3 Consciousness

In this section I would like to consider how conscious experience might relate to the PP framework. In particular, I suggest that there is a convergence between a priori descriptions of consciousness, on one hand, and the structure of information processing according to PP on the other.[3] I will not remark on the way in which PP relates to some well-known issues in the study of consciousness, such as the hard problem or the explanatory gap. It is not clear to me that PP has anything new to contribute to these topics. Nor will I make any claims about which existing theories of the neural basis of consciousness fit best with PP, although I suspect there is some interesting work there to be done.

My main concern here is in the structure of conscious experience, of visual experience in particular. Here I adopt a strategy recommended by Thomas Nagel (1974), and David Chalmers (1996, pp. 224–225). Nagel puts the idea nicely, “[…] structural features of perception might be more accessible to objective description, even though something would be left out” (1974, p. 449, cited in Chalmers 1996, pp. 382 f.). The strategy has been implemented, in fact, using Marr’s theory of vision—the theory that, as Clark puts it, PP turns upside down. Ray Jackendoff (1987, p. 178) and Jesse Prinz (2012, p. 52) have both emphasized the structural similarities between conscious visual experience and Marr’s 2.5 dimensional sketch. Visual phenomenology is not a flat two-dimensional surface, because we see depth. But neither is visual phenomenology fully three-dimensional, because we cannot see the hidden sides of objects. Marr’s 2.5 dimensional representation captures the level in-between two and three dimensional representation that seems to correspond to our visual phenomenology; it captures Hume’s insight that visual experience is perspectival: “The table, which we see, seems to diminish, as we remove farther from it […]” (1993, p. 104).

As Hume emphasized the perspectival nature of visual experience, Kant famously emphasized the temporal nature of experience in the second section of the Transcendental Aesthetic: “Time is a necessary representation (Vorstellung), which lays at the foundation of all intuitions” (1781/1887/1998, A31). In an elegant synthesis of these two features of visual experience, Edmund Husserl suggested that the general structure of visual experience is one of anticipation and fulfillment:

Every percept, and every perceptual context, reveals itself, on closer analysis, as made up of components which are to be understood as ranged under two standpoints of intention and (actual or possible) fulfillment. (Logical Investigation, VI §10 1900, Findlay trans., 1970)

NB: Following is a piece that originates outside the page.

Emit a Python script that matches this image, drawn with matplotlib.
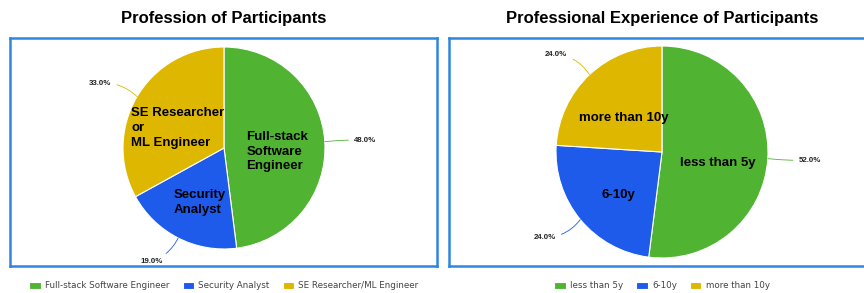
import numpy as np
import matplotlib
matplotlib.use("Agg")
import matplotlib.pyplot as plt

# data
prof_labels = ["Full-stack Software Engineer", "Security Analyst", "SE Researcher/ML Engineer"]
prof_inner = ["Full-stack\nSoftware\nEngineer", "Security\nAnalyst", "SE Researcher\nor\nML Engineer"]
prof_values = [48.0, 19.0, 33.0]

exp_labels = ["less than 5y", "6-10y", "more than 10y"]
exp_inner = ["less than 5y", "6-10y", "more than 10y"]
exp_values = [52.0, 24.0, 24.0]

colors = ["#50b432", "#1e5beb", "#deb700"]
box_color = "#2e86de"

W, H = 864, 293
fig = plt.figure(figsize=(W / 100, H / 100), dpi=100)


def draw_pie(box, center, radius, values, inner, legend_labels, title):
    x0, y0, x1, y1 = box  # pixel box, y from top
    ax = fig.add_axes([x0 / W, (H - y1) / H, (x1 - x0) / W, (y1 - y0) / H])
    cx, cy = center
    wedges, _ = ax.pie(values, colors=colors, startangle=90, counterclock=False,
                       wedgeprops=dict(edgecolor="white", linewidth=0.8))
    ax.set_xlim((x0 - cx) / radius, (x1 - cx) / radius)
    ax.set_ylim((cy - y1) / radius, (cy - y0) / radius)
    ax.set_aspect("auto")
    ax.set_frame_on(True)
    for s in ax.spines.values():
        s.set_color(box_color)
        s.set_linewidth(1.8)
    ax.set_xticks([])
    ax.set_yticks([])

    for w, v, txt, col in zip(wedges, values, inner, colors):
        th = np.deg2rad((w.theta1 + w.theta2) / 2)
        c, s = np.cos(th), np.sin(th)
        ax.text(0.53 * c, 0.53 * s - 0.07, txt, ha="center", va="center",
                multialignment="left", fontsize=9.5, fontweight="bold",
                family="Liberation Sans", color="black", linespacing=1.3)
        side = 1 if c >= 0 else -1
        ax.annotate(f"{v:.1f}%", xy=(c, s),
                    xytext=(1.26 * c + 0.03 * side, 1.26 * s),
                    ha="left" if side > 0 else "right", va="center",
                    fontsize=5.7, fontweight="bold", family="Liberation Sans",
                    color="#222222", annotation_clip=False,
                    arrowprops=dict(arrowstyle="-", color=col, lw=0.6,
                                    shrinkA=2, shrinkB=0,
                                    connectionstyle=f"arc3,rad={0.5 * s * c:.2f}"))

    fig.text(cx / W, 1 - 19 / H, title, ha="center", va="center",
             fontsize=12, fontweight="bold", family="Liberation Sans")
    fig.legend(wedges, legend_labels, loc="center", bbox_to_anchor=(cx / W, 7 / H),
               ncol=3, frameon=False, fontsize=6.3, handlelength=1.3,
               handleheight=0.9, handletextpad=0.5, columnspacing=1.5,
               labelcolor="#444444", borderaxespad=0)


draw_pie((10, 38, 437, 266), (224, 148), 101, prof_values, prof_inner,
         prof_labels, "Profession of Participants")
draw_pie((449, 38, 872, 266), (662, 152), 106, exp_values, exp_inner,
         exp_labels, "Professional Experience of Participants")

fig.savefig("out.png", dpi=100)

In this passage from his early work, Husserl writes of “intention and fulfillment,” but he later replaced “intention” with “anticipation” when dealing with perception.[4]

The main point is fairly straightforward: we perceive properties by implicitly anticipating how the appearances of those properties will change as we move (or as the objects move). Husserl’s proposal accommodates the perspectival character of experience because it addresses the question of how we perceive objective properties despite being constrained to one perspective at a time. And it accommodates the temporal nature of experience because anticipation is always future-directed.

Here is not the place to enter into the details of the thesis that the general structure of conscious experience is one of anticipation and fulfillment (see my 2013 for some of these details), but I should add one more point. As both Husserl (1973, p. 294) and Daniel Dennett (1991, Ch. 3) have noted, peripheral vision is highly indeterminate.[5] Also, as we explore our environment we experience a continuous trade off between determinacy and indeterminacy. As I lean in for a closer look at one object, the other objects in my visual field fade into indeterminacy. In order to account for this feature of experience, we can note that visual anticipations have various degrees of determinacy.6

Now let us return to PP. If Hume provides the philosophy of perception for Marr’s theory of vision, then Husserl provides the philosophy of perception for PP. The structural similarities should be apparent. The predictive brain underlies the essentially anticipatory structure of perceptual awareness. Degrees of determinacy are encoded probabilistically in our generative models (Clark 2013; Madary 2012b). Action and perception are tightly linked (Clark this collection, p. 9) as self-generated movements stir up new perceptual anticipations.

Many readers will see a connection between the thesis of anticipation and fulfillment, on one hand, and the sensorimotor approach to perception (O’Regan & Noë 2001; Noë 2004) on the other. Overall, there is significant thematic overlap between the two (Madary 2012a, p. 149). As Seth (2014) has argued, many of the central claims of the sensorimotor approach can be incorporated into the PP framework.7 This synthesis offers impressive explanatory power, bringing the standard sensorimotor experimental evidence (reversing goggles, change blindness, selective rearing) together with the theoretical neuroscience of PP. The explanatory power is even more impressive if I am correct that PP reflects the general structure of visual phenomenology, where predictive processing corresponds to perceptual anticipations and probabilistic coding corresponds to experienced indeterminacy.